What to produce: Check each line of the listing below for the string "this", and give only how many lines hold it.

Material provided:
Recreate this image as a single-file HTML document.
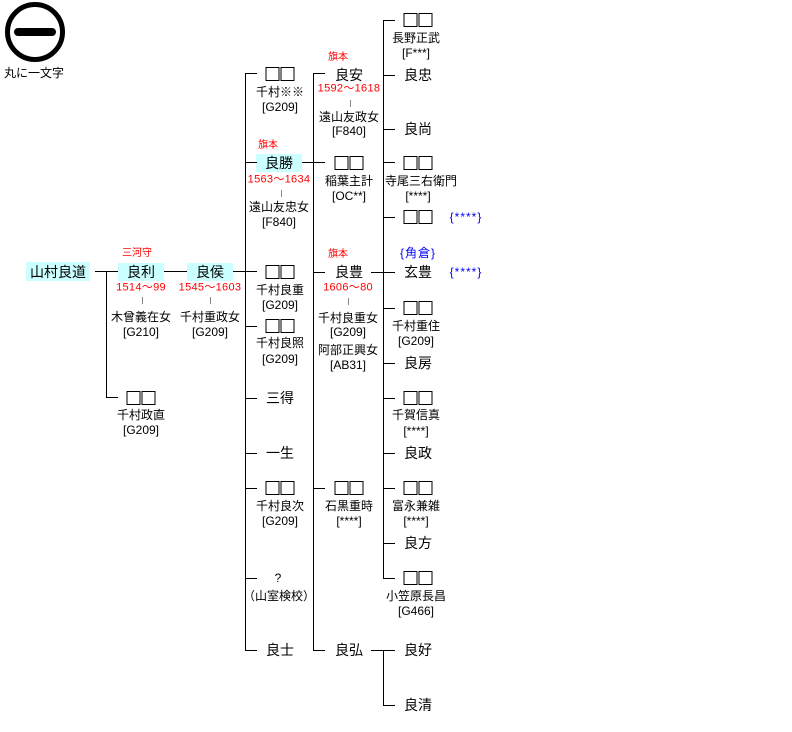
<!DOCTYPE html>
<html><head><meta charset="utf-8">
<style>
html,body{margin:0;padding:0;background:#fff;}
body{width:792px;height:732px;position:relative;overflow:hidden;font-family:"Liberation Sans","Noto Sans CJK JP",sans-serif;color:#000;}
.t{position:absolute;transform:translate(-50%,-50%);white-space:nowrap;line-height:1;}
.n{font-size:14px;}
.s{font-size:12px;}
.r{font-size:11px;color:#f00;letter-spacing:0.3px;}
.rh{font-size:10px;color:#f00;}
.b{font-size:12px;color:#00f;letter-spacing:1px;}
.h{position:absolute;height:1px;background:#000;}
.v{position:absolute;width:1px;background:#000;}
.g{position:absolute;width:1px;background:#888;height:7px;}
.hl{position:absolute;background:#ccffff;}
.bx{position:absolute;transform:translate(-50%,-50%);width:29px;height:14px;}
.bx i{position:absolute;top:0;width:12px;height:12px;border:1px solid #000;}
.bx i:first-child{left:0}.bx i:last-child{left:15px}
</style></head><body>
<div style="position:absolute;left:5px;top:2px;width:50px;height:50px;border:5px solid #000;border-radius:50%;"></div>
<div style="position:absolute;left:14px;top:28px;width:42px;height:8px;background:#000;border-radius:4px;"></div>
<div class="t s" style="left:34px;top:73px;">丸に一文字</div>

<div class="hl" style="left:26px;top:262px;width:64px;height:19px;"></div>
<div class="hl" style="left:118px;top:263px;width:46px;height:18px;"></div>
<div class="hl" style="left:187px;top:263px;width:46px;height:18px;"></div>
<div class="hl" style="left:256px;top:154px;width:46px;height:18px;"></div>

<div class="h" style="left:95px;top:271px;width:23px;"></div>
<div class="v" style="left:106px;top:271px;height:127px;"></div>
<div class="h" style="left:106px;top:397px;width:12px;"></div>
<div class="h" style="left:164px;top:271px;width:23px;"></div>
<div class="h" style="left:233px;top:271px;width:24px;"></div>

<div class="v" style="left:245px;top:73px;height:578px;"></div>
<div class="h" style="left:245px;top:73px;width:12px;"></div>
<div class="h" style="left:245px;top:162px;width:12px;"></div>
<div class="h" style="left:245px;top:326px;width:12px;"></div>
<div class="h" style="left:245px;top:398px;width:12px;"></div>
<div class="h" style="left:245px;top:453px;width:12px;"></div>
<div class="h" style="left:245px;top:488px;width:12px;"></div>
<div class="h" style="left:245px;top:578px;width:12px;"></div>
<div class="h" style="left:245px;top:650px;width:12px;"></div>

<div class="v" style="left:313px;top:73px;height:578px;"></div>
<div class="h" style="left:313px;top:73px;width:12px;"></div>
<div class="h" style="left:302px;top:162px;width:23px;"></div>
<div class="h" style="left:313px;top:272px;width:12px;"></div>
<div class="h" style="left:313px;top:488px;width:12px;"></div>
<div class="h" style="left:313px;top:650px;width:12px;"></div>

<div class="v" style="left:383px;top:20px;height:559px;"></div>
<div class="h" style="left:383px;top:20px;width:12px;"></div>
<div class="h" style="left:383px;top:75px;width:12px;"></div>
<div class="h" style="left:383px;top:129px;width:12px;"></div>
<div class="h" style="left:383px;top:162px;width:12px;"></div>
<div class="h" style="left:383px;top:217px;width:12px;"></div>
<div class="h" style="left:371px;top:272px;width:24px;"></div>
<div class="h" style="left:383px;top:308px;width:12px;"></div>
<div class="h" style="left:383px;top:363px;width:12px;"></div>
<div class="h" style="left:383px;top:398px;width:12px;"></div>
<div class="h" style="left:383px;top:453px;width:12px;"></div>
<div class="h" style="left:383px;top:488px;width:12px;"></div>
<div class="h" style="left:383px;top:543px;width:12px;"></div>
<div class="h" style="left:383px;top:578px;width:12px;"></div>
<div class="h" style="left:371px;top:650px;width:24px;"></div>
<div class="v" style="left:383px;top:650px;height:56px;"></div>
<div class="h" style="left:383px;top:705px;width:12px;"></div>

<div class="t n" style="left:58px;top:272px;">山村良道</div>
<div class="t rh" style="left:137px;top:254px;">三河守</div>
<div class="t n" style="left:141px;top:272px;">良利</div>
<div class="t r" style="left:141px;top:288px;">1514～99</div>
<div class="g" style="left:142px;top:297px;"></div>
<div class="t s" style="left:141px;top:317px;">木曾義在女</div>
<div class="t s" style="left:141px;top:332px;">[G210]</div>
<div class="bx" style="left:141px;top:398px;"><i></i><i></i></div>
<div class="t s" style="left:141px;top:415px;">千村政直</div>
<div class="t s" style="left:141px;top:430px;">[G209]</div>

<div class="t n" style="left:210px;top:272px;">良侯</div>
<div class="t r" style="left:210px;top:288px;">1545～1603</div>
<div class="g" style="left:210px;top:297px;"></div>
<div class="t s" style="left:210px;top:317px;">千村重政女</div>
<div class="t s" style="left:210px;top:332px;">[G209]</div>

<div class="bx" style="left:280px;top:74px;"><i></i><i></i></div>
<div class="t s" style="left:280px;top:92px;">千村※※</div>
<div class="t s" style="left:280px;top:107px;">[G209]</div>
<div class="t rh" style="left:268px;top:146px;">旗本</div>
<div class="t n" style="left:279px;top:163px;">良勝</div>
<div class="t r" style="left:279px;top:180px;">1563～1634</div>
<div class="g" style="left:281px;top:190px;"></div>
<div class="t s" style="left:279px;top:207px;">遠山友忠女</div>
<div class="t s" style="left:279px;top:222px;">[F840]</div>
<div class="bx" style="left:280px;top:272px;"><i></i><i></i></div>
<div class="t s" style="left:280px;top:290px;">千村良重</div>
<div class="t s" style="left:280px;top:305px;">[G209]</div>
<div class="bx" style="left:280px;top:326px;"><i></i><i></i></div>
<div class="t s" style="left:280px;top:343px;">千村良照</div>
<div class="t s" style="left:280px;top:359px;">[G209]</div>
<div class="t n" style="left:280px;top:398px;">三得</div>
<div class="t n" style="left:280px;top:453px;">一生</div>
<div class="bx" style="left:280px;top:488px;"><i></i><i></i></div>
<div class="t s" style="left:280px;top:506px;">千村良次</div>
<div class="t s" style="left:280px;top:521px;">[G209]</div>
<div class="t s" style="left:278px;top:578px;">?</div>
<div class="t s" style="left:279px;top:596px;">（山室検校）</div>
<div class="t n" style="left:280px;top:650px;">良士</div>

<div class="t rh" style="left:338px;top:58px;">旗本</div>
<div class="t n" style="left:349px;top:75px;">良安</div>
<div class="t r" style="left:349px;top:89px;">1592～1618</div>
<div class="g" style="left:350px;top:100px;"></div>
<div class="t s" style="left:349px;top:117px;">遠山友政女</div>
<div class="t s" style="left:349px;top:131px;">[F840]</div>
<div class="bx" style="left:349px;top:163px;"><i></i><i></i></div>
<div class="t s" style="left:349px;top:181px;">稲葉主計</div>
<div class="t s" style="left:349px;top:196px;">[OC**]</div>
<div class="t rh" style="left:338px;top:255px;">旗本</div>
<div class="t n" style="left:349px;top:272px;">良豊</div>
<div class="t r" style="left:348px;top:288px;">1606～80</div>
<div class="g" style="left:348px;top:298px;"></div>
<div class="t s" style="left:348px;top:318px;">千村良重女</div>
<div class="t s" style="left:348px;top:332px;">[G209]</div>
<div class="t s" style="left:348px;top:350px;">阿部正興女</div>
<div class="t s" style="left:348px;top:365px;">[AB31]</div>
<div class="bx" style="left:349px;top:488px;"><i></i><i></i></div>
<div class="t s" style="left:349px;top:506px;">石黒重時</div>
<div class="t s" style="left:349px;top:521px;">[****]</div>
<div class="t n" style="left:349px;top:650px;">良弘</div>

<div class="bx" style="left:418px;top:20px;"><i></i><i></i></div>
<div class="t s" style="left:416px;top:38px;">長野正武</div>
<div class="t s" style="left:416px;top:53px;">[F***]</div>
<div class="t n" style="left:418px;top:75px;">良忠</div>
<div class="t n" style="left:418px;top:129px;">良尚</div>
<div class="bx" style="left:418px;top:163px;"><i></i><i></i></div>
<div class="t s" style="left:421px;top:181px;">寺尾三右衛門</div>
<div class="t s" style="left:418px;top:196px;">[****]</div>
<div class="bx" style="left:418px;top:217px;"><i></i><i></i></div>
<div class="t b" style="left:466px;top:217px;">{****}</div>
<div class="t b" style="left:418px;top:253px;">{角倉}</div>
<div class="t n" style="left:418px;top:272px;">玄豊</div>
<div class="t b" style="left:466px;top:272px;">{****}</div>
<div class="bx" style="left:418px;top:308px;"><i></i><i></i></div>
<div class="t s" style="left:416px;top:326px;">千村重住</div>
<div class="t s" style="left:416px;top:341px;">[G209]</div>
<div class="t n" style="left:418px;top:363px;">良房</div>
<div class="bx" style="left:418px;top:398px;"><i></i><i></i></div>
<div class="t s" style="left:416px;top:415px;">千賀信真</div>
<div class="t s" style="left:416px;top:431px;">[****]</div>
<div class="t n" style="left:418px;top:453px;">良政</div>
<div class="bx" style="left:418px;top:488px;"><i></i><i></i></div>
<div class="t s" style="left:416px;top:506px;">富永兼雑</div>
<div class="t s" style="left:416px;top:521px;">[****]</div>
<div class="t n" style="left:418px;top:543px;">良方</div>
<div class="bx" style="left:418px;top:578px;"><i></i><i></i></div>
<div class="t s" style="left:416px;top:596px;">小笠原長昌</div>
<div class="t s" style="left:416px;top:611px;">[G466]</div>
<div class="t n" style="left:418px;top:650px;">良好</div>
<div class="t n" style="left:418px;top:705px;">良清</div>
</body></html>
--
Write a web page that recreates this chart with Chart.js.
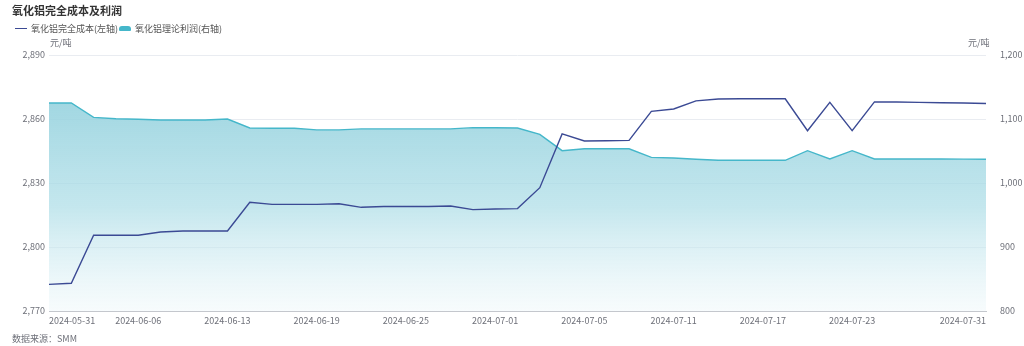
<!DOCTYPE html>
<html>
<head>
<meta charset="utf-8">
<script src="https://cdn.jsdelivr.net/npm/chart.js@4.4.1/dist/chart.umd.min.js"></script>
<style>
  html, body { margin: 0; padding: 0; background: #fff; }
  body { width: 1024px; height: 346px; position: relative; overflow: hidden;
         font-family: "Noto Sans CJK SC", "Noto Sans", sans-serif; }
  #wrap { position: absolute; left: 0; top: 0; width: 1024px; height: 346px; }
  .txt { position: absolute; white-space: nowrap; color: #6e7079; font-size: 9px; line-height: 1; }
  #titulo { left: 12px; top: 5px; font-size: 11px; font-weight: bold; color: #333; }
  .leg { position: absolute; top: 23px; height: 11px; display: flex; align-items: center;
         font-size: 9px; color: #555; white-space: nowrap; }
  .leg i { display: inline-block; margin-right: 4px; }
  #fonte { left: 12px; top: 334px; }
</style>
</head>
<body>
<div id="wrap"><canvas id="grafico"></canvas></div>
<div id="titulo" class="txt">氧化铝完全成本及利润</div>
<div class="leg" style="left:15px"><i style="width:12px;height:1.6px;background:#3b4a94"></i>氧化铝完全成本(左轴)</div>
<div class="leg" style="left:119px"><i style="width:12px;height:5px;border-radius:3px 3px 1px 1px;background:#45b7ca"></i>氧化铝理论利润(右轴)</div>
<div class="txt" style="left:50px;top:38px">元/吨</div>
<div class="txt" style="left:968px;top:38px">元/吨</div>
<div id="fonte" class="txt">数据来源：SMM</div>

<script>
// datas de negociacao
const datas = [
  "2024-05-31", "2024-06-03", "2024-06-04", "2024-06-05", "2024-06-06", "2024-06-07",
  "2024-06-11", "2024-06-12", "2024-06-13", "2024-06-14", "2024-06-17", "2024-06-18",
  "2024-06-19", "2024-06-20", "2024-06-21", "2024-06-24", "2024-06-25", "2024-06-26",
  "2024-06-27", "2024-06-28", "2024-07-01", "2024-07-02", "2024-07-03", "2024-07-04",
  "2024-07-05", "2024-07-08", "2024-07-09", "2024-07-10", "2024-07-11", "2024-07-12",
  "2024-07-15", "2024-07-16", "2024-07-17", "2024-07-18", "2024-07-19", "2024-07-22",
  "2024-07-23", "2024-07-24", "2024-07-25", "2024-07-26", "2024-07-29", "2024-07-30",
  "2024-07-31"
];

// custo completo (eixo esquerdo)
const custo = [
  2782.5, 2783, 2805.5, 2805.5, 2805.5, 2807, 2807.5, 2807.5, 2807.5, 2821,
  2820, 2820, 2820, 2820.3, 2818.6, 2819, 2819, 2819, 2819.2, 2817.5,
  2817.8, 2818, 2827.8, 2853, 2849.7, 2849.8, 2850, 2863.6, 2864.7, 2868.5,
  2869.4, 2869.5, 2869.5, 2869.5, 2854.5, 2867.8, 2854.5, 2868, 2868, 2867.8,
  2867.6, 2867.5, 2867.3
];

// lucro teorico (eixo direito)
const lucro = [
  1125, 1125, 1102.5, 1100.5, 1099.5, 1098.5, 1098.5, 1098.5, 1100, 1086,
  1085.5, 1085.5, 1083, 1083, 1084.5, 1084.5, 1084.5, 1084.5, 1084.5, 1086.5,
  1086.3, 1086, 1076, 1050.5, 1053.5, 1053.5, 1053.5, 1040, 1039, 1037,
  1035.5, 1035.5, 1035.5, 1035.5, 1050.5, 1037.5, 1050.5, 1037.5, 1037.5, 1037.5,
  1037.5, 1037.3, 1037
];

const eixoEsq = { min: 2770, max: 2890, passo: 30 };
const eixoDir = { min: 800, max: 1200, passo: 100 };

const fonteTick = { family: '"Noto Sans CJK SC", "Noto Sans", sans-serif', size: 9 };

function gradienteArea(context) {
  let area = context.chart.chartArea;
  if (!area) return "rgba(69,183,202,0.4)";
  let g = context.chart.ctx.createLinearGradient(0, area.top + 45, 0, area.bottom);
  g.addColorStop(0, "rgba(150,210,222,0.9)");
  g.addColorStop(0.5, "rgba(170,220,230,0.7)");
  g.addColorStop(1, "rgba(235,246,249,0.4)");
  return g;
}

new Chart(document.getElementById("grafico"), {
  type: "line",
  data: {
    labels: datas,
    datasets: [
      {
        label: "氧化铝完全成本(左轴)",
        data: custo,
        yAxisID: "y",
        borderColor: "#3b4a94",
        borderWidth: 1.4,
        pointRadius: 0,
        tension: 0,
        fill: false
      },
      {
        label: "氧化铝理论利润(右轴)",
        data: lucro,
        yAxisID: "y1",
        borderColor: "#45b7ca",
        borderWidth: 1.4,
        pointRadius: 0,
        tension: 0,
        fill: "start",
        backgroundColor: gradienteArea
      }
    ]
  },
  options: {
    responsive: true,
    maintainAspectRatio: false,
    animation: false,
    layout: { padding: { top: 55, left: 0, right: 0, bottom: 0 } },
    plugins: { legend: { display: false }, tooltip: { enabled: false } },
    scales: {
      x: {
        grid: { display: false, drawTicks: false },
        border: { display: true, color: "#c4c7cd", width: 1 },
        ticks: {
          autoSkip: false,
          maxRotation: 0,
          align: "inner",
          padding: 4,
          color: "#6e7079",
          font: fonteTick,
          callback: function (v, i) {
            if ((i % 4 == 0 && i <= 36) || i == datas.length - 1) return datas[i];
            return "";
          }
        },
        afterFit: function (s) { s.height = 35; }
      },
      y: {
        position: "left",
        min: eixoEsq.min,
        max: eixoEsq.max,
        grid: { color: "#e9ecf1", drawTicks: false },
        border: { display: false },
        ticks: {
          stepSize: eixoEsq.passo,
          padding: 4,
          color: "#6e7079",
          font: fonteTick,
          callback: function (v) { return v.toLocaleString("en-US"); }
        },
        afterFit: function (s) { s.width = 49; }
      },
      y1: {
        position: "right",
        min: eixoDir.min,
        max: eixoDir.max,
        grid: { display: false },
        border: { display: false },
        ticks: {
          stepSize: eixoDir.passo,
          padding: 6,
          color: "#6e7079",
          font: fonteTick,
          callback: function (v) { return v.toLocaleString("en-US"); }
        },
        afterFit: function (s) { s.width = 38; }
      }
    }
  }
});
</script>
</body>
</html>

Task answer: 2